The Slatest

SCOTUS Strikes Down Arizona’s Voter Registration Law

Visitors wait to enter the US Supreme Court in Washington on April 15, 2013.

Photo by MLADEN ANTONOV/AFP/Getty Images

Today was decision day at the Supreme Court, where the justices handed down several decisions this morning but kept everyone waiting for news on the big three cases (affirmative action, voting rights, and gay marriage). Still, the day wasn’t without a noteworthy decision: Arizona v. The Inter Tribal Council of Arizona, Inc. struck down the state’s law requiring proof of citizenship from people seeking to register to vote in federal elections. Here’s NBC News with the instant analysis:

The vote was 7-2, with Justice Antonin Scalia writing for the court. Justices Clarence Thomas and Samuel Alito, two members of the court’s conservative wing, dissented.

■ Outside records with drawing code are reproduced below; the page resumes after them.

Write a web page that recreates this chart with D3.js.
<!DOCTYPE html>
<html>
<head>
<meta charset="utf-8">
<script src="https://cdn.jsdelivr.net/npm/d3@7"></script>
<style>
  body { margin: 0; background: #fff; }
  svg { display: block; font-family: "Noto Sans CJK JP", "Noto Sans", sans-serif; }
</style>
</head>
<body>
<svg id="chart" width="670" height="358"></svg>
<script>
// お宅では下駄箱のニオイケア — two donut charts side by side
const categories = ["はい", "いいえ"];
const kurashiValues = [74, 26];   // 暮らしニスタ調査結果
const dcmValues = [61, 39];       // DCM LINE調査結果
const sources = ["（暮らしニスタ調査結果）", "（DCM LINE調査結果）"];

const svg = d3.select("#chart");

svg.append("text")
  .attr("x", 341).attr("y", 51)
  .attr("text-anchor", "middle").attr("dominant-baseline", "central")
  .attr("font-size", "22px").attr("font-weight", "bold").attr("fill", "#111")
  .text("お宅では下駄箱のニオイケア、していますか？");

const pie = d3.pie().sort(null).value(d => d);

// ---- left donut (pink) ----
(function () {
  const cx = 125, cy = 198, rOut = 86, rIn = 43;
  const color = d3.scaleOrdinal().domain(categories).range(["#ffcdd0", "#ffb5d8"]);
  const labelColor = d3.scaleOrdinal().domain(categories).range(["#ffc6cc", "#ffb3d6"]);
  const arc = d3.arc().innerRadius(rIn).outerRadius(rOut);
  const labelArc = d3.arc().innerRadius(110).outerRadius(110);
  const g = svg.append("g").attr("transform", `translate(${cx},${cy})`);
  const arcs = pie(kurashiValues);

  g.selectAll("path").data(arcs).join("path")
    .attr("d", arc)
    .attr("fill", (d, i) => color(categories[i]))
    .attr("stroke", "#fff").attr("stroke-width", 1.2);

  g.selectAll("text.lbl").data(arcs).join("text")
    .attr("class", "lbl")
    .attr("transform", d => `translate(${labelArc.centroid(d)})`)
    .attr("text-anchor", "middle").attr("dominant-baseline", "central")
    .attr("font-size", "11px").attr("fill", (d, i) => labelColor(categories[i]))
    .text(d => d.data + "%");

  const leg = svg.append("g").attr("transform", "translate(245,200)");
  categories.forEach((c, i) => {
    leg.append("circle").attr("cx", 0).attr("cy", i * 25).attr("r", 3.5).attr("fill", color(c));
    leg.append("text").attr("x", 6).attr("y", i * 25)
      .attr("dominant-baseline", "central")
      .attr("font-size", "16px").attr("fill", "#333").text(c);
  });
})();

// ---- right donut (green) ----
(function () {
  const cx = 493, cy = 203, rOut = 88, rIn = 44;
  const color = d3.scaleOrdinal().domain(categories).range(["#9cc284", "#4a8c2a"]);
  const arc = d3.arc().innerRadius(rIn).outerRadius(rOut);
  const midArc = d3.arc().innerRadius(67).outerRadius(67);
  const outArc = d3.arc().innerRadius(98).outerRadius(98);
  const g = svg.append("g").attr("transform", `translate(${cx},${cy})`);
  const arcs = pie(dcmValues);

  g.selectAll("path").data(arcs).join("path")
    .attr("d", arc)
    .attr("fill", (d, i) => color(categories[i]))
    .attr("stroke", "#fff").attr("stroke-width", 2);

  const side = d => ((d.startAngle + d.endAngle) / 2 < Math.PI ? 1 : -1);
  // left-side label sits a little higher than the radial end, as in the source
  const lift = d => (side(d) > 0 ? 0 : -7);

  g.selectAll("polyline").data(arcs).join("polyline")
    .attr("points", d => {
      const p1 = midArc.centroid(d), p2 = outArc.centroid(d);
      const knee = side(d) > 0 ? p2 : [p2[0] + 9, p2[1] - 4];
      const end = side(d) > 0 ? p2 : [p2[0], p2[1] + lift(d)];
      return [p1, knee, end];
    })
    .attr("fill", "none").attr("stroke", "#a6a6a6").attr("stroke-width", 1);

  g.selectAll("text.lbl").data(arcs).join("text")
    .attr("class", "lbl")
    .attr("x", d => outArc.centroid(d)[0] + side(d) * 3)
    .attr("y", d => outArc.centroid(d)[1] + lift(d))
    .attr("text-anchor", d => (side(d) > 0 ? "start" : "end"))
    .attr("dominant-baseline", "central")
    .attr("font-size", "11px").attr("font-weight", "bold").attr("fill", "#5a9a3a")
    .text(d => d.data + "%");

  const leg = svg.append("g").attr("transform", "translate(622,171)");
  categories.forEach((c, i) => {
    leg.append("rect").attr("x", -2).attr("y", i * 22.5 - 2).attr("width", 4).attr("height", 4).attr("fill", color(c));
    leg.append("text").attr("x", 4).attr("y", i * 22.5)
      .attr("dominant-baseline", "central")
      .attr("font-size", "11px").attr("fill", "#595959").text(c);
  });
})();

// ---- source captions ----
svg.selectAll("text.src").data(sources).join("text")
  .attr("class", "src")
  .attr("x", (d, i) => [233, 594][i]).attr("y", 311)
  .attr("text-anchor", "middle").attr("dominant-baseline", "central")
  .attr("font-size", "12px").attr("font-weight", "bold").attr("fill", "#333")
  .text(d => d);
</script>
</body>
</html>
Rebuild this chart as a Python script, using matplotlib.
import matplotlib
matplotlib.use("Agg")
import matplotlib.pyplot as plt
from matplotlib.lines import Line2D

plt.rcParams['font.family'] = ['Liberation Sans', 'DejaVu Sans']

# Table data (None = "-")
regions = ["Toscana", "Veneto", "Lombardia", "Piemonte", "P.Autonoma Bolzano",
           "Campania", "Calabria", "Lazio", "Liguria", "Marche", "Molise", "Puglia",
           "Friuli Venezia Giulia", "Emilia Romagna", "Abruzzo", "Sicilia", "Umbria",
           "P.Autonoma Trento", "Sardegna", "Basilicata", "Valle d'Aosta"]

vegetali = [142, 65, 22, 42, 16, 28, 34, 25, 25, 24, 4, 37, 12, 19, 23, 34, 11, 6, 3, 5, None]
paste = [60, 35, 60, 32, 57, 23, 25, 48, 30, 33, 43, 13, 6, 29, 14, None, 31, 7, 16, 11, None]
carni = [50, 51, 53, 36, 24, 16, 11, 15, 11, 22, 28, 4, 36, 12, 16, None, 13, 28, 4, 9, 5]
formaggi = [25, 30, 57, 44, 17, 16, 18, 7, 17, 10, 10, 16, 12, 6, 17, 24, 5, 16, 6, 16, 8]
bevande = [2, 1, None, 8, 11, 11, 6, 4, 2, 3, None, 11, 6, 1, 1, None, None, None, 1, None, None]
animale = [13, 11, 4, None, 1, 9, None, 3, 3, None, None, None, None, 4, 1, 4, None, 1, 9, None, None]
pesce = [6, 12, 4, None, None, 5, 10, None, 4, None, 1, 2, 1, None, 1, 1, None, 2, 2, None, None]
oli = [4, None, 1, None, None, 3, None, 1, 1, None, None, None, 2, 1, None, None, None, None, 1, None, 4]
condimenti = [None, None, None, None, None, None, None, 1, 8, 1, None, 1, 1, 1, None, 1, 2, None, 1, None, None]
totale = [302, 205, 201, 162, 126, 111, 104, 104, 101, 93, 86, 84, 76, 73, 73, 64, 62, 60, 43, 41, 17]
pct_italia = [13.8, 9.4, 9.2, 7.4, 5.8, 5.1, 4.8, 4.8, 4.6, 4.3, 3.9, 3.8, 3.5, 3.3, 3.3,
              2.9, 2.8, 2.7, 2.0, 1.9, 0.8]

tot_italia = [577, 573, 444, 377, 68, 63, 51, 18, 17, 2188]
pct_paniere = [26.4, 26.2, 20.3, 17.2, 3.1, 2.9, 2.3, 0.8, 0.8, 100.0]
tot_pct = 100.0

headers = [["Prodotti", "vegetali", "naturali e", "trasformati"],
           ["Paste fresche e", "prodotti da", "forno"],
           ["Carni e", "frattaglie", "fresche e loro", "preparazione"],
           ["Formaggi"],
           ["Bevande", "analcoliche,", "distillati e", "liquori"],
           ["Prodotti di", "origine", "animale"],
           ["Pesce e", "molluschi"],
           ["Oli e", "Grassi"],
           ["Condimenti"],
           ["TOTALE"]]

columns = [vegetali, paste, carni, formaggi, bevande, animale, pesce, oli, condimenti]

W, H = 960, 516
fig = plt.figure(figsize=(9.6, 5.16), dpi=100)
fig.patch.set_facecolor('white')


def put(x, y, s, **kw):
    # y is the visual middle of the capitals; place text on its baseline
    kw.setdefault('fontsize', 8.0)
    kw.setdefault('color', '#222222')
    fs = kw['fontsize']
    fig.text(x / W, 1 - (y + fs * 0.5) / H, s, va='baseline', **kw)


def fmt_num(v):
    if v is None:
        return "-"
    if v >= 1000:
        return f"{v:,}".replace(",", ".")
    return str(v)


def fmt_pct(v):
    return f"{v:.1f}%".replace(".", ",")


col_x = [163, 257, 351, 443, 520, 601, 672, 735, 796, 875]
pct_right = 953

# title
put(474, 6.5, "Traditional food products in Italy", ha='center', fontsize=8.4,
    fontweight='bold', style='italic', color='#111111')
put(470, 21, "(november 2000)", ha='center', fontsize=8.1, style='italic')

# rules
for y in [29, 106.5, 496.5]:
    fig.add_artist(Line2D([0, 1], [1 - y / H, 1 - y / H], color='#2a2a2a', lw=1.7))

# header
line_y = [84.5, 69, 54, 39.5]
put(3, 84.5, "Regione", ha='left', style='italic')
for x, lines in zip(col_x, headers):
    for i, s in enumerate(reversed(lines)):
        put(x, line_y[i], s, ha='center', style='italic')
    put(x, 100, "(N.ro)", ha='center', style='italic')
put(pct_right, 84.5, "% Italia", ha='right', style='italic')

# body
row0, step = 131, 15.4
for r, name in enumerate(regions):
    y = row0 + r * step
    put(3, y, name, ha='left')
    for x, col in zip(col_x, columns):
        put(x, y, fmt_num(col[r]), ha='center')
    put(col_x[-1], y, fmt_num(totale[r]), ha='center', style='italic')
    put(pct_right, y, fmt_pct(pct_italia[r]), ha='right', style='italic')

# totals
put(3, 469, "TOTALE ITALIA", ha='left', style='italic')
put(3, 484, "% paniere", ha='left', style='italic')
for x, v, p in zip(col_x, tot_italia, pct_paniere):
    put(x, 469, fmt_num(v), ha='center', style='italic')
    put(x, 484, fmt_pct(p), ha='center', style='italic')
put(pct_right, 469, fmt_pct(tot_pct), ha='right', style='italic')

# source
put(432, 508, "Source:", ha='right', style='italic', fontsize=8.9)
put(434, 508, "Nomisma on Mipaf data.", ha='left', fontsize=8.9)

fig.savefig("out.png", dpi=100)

Several states said that such a law reduces voter fraud, but civil rights groups said it was an effort to discourage voting by legal immigrants. The case was argued and decided at a time when the country is considering how to change its immigration laws. … Three other states — Alabama, Georgia and Kansas — have almost identical laws and joined Arizona in urging the court to uphold the additional requirements for proof of citizenship.

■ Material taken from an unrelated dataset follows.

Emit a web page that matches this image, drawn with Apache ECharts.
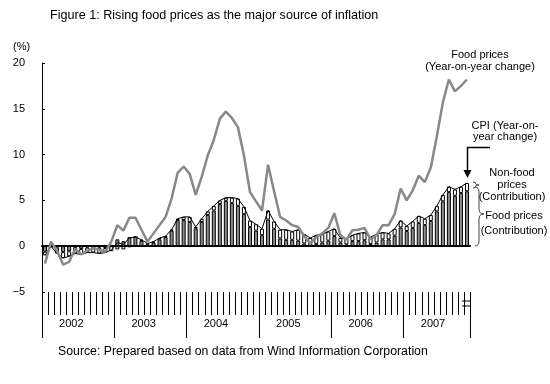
<!DOCTYPE html>
<html>
<head>
<meta charset="utf-8">
<script src="https://cdn.jsdelivr.net/npm/echarts@6/dist/echarts.min.js"></script>
<style>html,body{margin:0;padding:0;background:#fff}#c{width:550px;height:384px}</style>
</head>
<body>
<div id="c"></div>
<script>
// ---- data ----
const years = ['2002', '2003', '2004', '2005', '2006', '2007'];
const monthsPerYear = [12, 12, 12, 12, 12, 11];
// Food prices, year-on-year change (%)
const foodYoY = [
  -1.9, 0.5, -0.5, -2.0, -1.7, -0.3, -0.9, -0.5, -0.2, -0.4, -0.6, 0.5,
  2.3, 1.7, 3.1, 3.1, 1.8, 0.5, 1.4, 2.3, 3.2, 5.2, 8.0, 8.7,
  7.9, 5.6, 7.6, 9.9, 11.6, 13.9, 14.7, 14.0, 13.0, 9.9, 5.9, 4.9,
  3.9, 8.9, 6.0, 3.2, 2.8, 2.3, 2.1, 1.1, 0.3, 1.0, 1.4, 2.0,
  3.6, 1.2, 0.7, 1.75, 1.8, 2.0, 0.75, 1.2, 2.3, 2.3, 3.5, 6.3,
  5.0, 6.1, 7.7, 7.0, 8.6, 12.0, 15.7, 18.2, 16.9, 17.5, 18.2
];
// CPI, year-on-year change (%)
const cpiYoY = [
  -1.0, 0.0, -0.8, -1.3, -1.1, -0.8, -0.9, -0.7, -0.7, -0.8, -0.7, -0.4,
  0.4, 0.2, 0.9, 1.0, 0.7, 0.3, 0.5, 0.9, 1.1, 1.8, 3.0, 3.2,
  3.2, 2.1, 3.0, 3.8, 4.4, 5.0, 5.3, 5.3, 5.2, 4.3, 2.8, 2.4,
  1.9, 3.9, 2.7, 1.8, 1.8, 1.6, 1.8, 1.3, 0.9, 1.2, 1.3, 1.6,
  1.9, 0.9, 0.8, 1.2, 1.4, 1.5, 1.0, 1.3, 1.5, 1.4, 1.9, 2.8,
  2.2, 2.7, 3.3, 3.0, 3.4, 4.4, 5.6, 6.5, 6.2, 6.5, 6.9
];
// Food prices, contribution (% points)
const foodContrib = [
  -0.6, 0.15, -0.15, -0.65, -0.55, -0.1, -0.3, -0.15, -0.05, -0.15, -0.2, 0.15,
  0.75, 0.55, 1.0, 1.0, 0.6, 0.15, 0.4, 0.75, 1.0, 1.7, 2.85, 2.85,
  2.65, 1.95, 2.65, 3.4, 3.9, 4.6, 4.95, 4.7, 4.4, 3.5, 2.1, 1.7,
  1.2, 2.9, 1.9, 0.85, 0.7, 0.7, 0.6, 0.3, 0.05, 0.25, 0.4, 0.6,
  1.1, 0.4, 0.2, 0.55, 0.55, 0.65, 0.25, 0.4, 0.75, 0.75, 1.15, 2.05,
  1.65, 2.0, 2.55, 2.3, 2.75, 3.8, 4.9, 5.9, 5.5, 5.8, 6.0
];
// Non-food prices, contribution (% points)
const nonFoodContrib = [
  -0.4, -0.15, -0.65, -0.65, -0.55, -0.7, -0.6, -0.55, -0.65, -0.65, -0.5, -0.55,
  -0.35, -0.35, -0.1, 0.0, 0.1, 0.15, 0.1, 0.15, 0.1, 0.1, 0.15, 0.35,
  0.55, 0.15, 0.35, 0.4, 0.5, 0.4, 0.35, 0.6, 0.8, 0.8, 0.7, 0.7,
  0.7, 1.0, 0.8, 0.95, 1.1, 0.9, 1.2, 1.0, 0.85, 0.95, 0.9, 1.0,
  0.8, 0.5, 0.6, 0.65, 0.85, 0.85, 0.75, 0.9, 0.75, 0.65, 0.75, 0.75,
  0.55, 0.7, 0.75, 0.7, 0.65, 0.6, 0.7, 0.6, 0.7, 0.7, 0.9
];
const yTicks = { min: -5, max: 20, interval: 5 };

// category labels (one per month)
const categories = [];
years.forEach((y, i) => { for (let m = 1; m <= monthsPerYear[i]; m++) categories.push(y + '-' + m); });

// ---- layout ----
const FONT = '"Liberation Sans", Arial, sans-serif';
const G = { left: 42, right: 80, top: 63, bottom: 92 };
const grids = [0, 1, 2].map(() => ({ left: G.left, right: G.right, top: G.top, bottom: G.bottom }));
const hiddenY = (gi) => ({ type: 'value', gridIndex: gi, min: yTicks.min, max: yTicks.max, interval: yTicks.interval, show: false });
const ln = (x1, y1, x2, y2, w, c) => ({ type: 'line', shape: { x1, y1, x2, y2 }, style: { stroke: c || '#000', lineWidth: w || 1 } });
const bz = (x1, y1, cx, cy, x2, y2) => ({ type: 'bezierCurve', shape: { x1, y1, x2, y2, cpx1: cx, cpy1: cy }, style: { stroke: '#444', lineWidth: 1, fill: null } });

const chart = echarts.init(document.getElementById('c'), null, { renderer: 'canvas' });
chart.setOption({
  animation: false,
  backgroundColor: '#fff',
  textStyle: { fontFamily: FONT },
  grid: grids,
  xAxis: [
    { // zero line
      type: 'category', gridIndex: 0, data: categories, boundaryGap: true,
      axisLine: { onZero: true, lineStyle: { color: '#000', width: 2 } },
      axisTick: { show: false }, axisLabel: { show: false }, splitLine: { show: false }
    },
    { // month ticks
      type: 'category', gridIndex: 1, data: categories, position: 'bottom', boundaryGap: true,
      axisLine: { show: false, onZero: false },
      axisTick: { show: true, interval: 0, length: 23, lineStyle: { color: '#000', width: 1 } },
      axisLabel: { show: false }, splitLine: { show: false }
    },
    { // year separators and labels
      type: 'category', gridIndex: 2, data: categories, position: 'bottom', boundaryGap: true,
      axisLine: { show: false, onZero: false },
      axisTick: { show: true, interval: (i) => i % 12 === 0, length: 46, lineStyle: { color: '#000', width: 1 } },
      axisLabel: {
        show: true, interval: (i) => i % 12 === 2, margin: 26, align: 'left', padding: [0, 0, 0, 2],
        color: '#000', fontSize: 11, fontFamily: FONT,
        formatter: (v) => v.split('-')[0]
      },
      splitLine: { show: false }
    }
  ],
  yAxis: [
    {
      type: 'value', gridIndex: 0, min: yTicks.min, max: yTicks.max, interval: yTicks.interval,
      axisLine: { show: true, onZero: false, lineStyle: { color: '#000', width: 1 } },
      axisTick: { show: true, inside: true, length: 3, lineStyle: { color: '#000' } },
      axisLabel: {
        color: '#000', fontSize: 11, fontFamily: FONT, margin: 17,
        formatter: (v) => (v < 0 ? '\u2212' + Math.abs(v) : String(v))
      },
      splitLine: { show: false }
    },
    hiddenY(1), hiddenY(2)
  ],
  series: [
    {
      name: 'Food prices (Contribution)', type: 'bar', stack: 'cpi', xAxisIndex: 0, yAxisIndex: 0,
      data: foodContrib, barWidth: 4,
      itemStyle: { color: '#8c8c8c', borderColor: '#000', borderWidth: 1 }
    },
    {
      name: 'Non-food prices (Contribution)', type: 'bar', stack: 'cpi', xAxisIndex: 0, yAxisIndex: 0,
      data: nonFoodContrib, barWidth: 4,
      itemStyle: { color: '#fff', borderColor: '#000', borderWidth: 1 }
    },
    {
      name: 'CPI (Year-on-year change)', type: 'line', xAxisIndex: 0, yAxisIndex: 0,
      data: cpiYoY, symbol: 'none', z: 4,
      lineStyle: { color: '#000', width: 1 }
    },
    {
      name: 'Food prices (Year-on-year change)', type: 'line', xAxisIndex: 0, yAxisIndex: 0,
      data: foodYoY, symbol: 'none', z: 5,
      lineStyle: { color: '#888', width: 2.5 }
    }
  ],
  graphic: [
    { type: 'text', x: 50, y: 9, style: { text: 'Figure 1: Rising food prices as the major source of inflation', fill: '#000', font: '12.6px ' + FONT } },
    { type: 'text', x: 13, y: 41, style: { text: '(%)', fill: '#000', font: '11px ' + FONT } },
    { type: 'text', x: 58, y: 346, style: { text: 'Source: Prepared based on data from Wind Information Corporation', fill: '#000', font: '12.3px ' + FONT } },
    { type: 'text', x: 480, y: 49, style: { text: 'Food prices\n(Year-on-year change)', align: 'center', fill: '#000', font: '11px ' + FONT, lineHeight: 12 } },
    { type: 'text', x: 505, y: 120, style: { text: 'CPI (Year-on-\nyear change)', align: 'center', fill: '#000', font: '11px ' + FONT, lineHeight: 11 } },
    { type: 'text', x: 512, y: 167, style: { text: 'Non-food\nprices\n(Contribution)', align: 'center', fill: '#000', font: '11px ' + FONT, lineHeight: 12 } },
    { type: 'text', x: 514, y: 208, style: { text: 'Food prices\n(Contribution)', align: 'center', fill: '#000', font: '11px ' + FONT, lineHeight: 15 } },
    { type: 'polyline', shape: { points: [[490, 147.5], [467.5, 147.5], [467.5, 170]] }, style: { stroke: '#000', lineWidth: 1.5, fill: null } },
    { type: 'polygon', shape: { points: [[463.5, 170], [471.5, 170], [467.5, 178]] }, style: { fill: '#000' } },
    bz(473, 182, 476, 182, 476, 184.5), bz(476, 184.5, 476, 185, 479, 185), bz(479, 185, 476, 185, 476, 185.5), bz(476, 185.5, 476, 188, 473, 188),
    bz(475, 187, 479, 187, 479, 192), ln(479, 192, 479, 209, 1, '#444'), bz(479, 209, 479, 214, 484, 214),
    bz(484, 214, 479, 214, 479, 219), ln(479, 219, 479, 241, 1, '#444'), bz(479, 241, 479, 246, 475, 246),
    ln(462, 301, 470, 301), ln(462, 306, 470, 306)
  ]
});
</script>
</body>
</html>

The measure, which became law in 2004 by way of a ballot initiative, required would-be voters to prove that they were citizens by submitting copies of (or information concerning) various documents, including a birth certificate, passport, naturalization papers or a state driver’s license. As the New York Times explained back in March, the question facing the court was whether that law conflicted with the National Voter Registration Act of 1993, which allows voters to register using a federal form that asks simply, “Are you a citizen of the United States?” A prospective voter then checks a box marked “yes” or “no,” and signs the form swearing he or she is a citizen under penalty of perjury.

Slate’s Emily Bazelon will have more on the case and what it means a little later today. Meanwhile, the wait continues on the Big 3. Thursday and next Monday are the next two decision days currently on the court’s calendar.